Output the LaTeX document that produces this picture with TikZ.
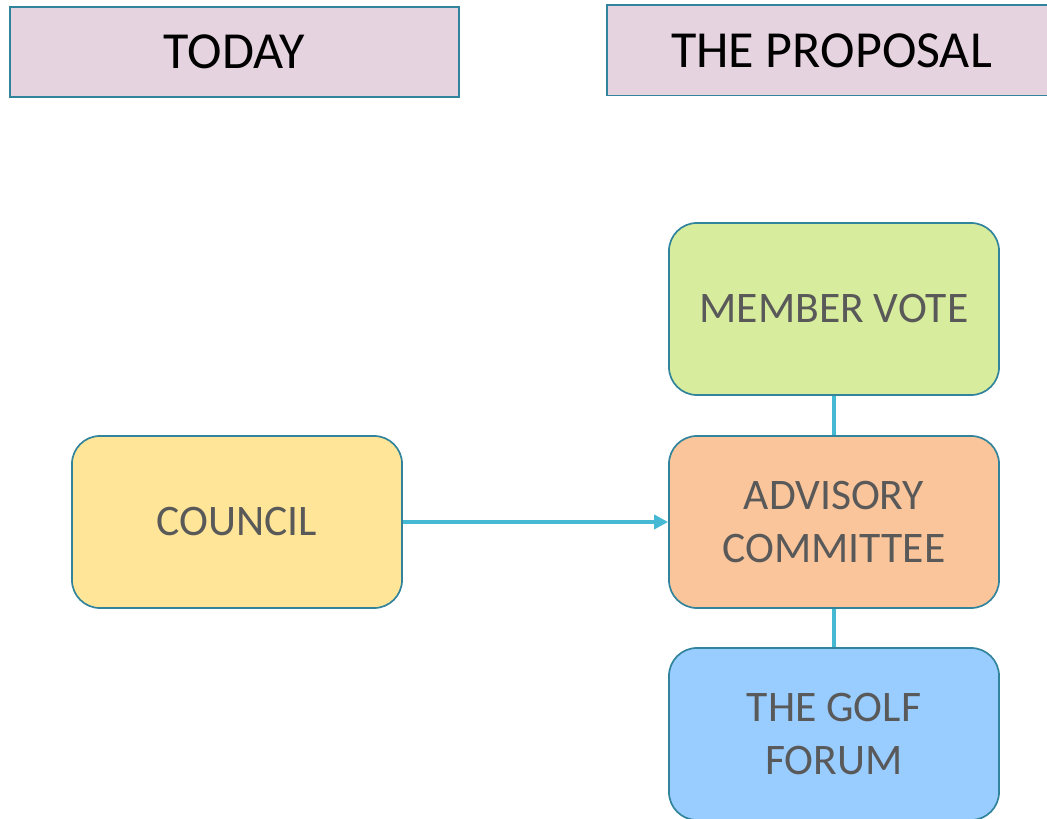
\documentclass[tikz,border=0pt]{standalone}
\usepackage{fontspec}
\setmainfont{Carlito}
\usetikzlibrary{arrows.meta, positioning}

\definecolor{headfill}{HTML}{E6D3E0}
\definecolor{edgeteal}{HTML}{31849B}
\definecolor{linkblue}{HTML}{45B8D4}
\definecolor{textgrey}{HTML}{595959}
\definecolor{votegreen}{HTML}{D7EC9C}
\definecolor{advpeach}{HTML}{FAC59A}
\definecolor{councilyellow}{HTML}{FFE597}
\definecolor{forumblue}{HTML}{99CCFF}

\begin{document}
\begin{tikzpicture}[
		x=0.025cm, y=-0.025cm,
		header/.style={draw=edgeteal, line width=1.4pt, fill=headfill, minimum width=11.225cm, minimum height=2.25cm, font=\fontsize{37}{44}\selectfont, text=black},
		box/.style={draw=edgeteal, line width=1.2pt, rounded corners=0.7cm, minimum width=8.25cm, minimum height=4.3cm, align=center, font=\fontsize{31}{37}\selectfont, text=textgrey},
		link/.style={linkblue, line width=2.8pt},
		arrow/.style={-{Triangle[length=10pt, width=10pt]}, linkblue, line width=2.8pt}
	]
	
		\useasboundingbox (0,0) rectangle (1047,819);
		\clip (0,0) rectangle (1047,819);
	
		% Nodes
		\node[header] (today) at (234.5,52) {TODAY};
		\node[header] (proposal) at (831.5,50.5) {THE PROPOSAL};
		\node[box, fill=councilyellow] (council) at (237,522) {COUNCIL};
		\node[box, fill=votegreen] (vote) at (834,309) {MEMBER VOTE};
		\node[box, fill=advpeach] (advisory) at (834,522) {ADVISORY\\COMMITTEE};
		\node[box, fill=forumblue] (forum) at (834,734) {THE GOLF\\FORUM};
		
		% Arrows
		\draw[arrow] (council) -- (advisory);
		\draw[link] (vote) -- (advisory);
		\draw[link] (advisory) -- (forum);
		
	\end{tikzpicture}
\end{document}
=====
> _Exercise aim_
Repeat only the lines from the beginning of the material through the line containing "fill=forumblue] (forum) at", both ends kept, leaving pictures out.

> _Answer in full_
Output the LaTeX document that produces this picture with TikZ.
\documentclass[tikz,border=0pt]{standalone}
\usepackage{fontspec}
\setmainfont{Carlito}
\usetikzlibrary{arrows.meta, positioning}

\definecolor{headfill}{HTML}{E6D3E0}
\definecolor{edgeteal}{HTML}{31849B}
\definecolor{linkblue}{HTML}{45B8D4}
\definecolor{textgrey}{HTML}{595959}
\definecolor{votegreen}{HTML}{D7EC9C}
\definecolor{advpeach}{HTML}{FAC59A}
\definecolor{councilyellow}{HTML}{FFE597}
\definecolor{forumblue}{HTML}{99CCFF}

\begin{document}
\begin{tikzpicture}[
		x=0.025cm, y=-0.025cm,
		header/.style={draw=edgeteal, line width=1.4pt, fill=headfill, minimum width=11.225cm, minimum height=2.25cm, font=\fontsize{37}{44}\selectfont, text=black},
		box/.style={draw=edgeteal, line width=1.2pt, rounded corners=0.7cm, minimum width=8.25cm, minimum height=4.3cm, align=center, font=\fontsize{31}{37}\selectfont, text=textgrey},
		link/.style={linkblue, line width=2.8pt},
		arrow/.style={-{Triangle[length=10pt, width=10pt]}, linkblue, line width=2.8pt}
	]
	
		\useasboundingbox (0,0) rectangle (1047,819);
		\clip (0,0) rectangle (1047,819);
	
		% Nodes
		\node[header] (today) at (234.5,52) {TODAY};
		\node[header] (proposal) at (831.5,50.5) {THE PROPOSAL};
		\node[box, fill=councilyellow] (council) at (237,522) {COUNCIL};
		\node[box, fill=votegreen] (vote) at (834,309) {MEMBER VOTE};
		\node[box, fill=advpeach] (advisory) at (834,522) {ADVISORY\\COMMITTEE};
		\node[box, fill=forumblue] (forum) at (834,734) {THE GOLF\\FORUM};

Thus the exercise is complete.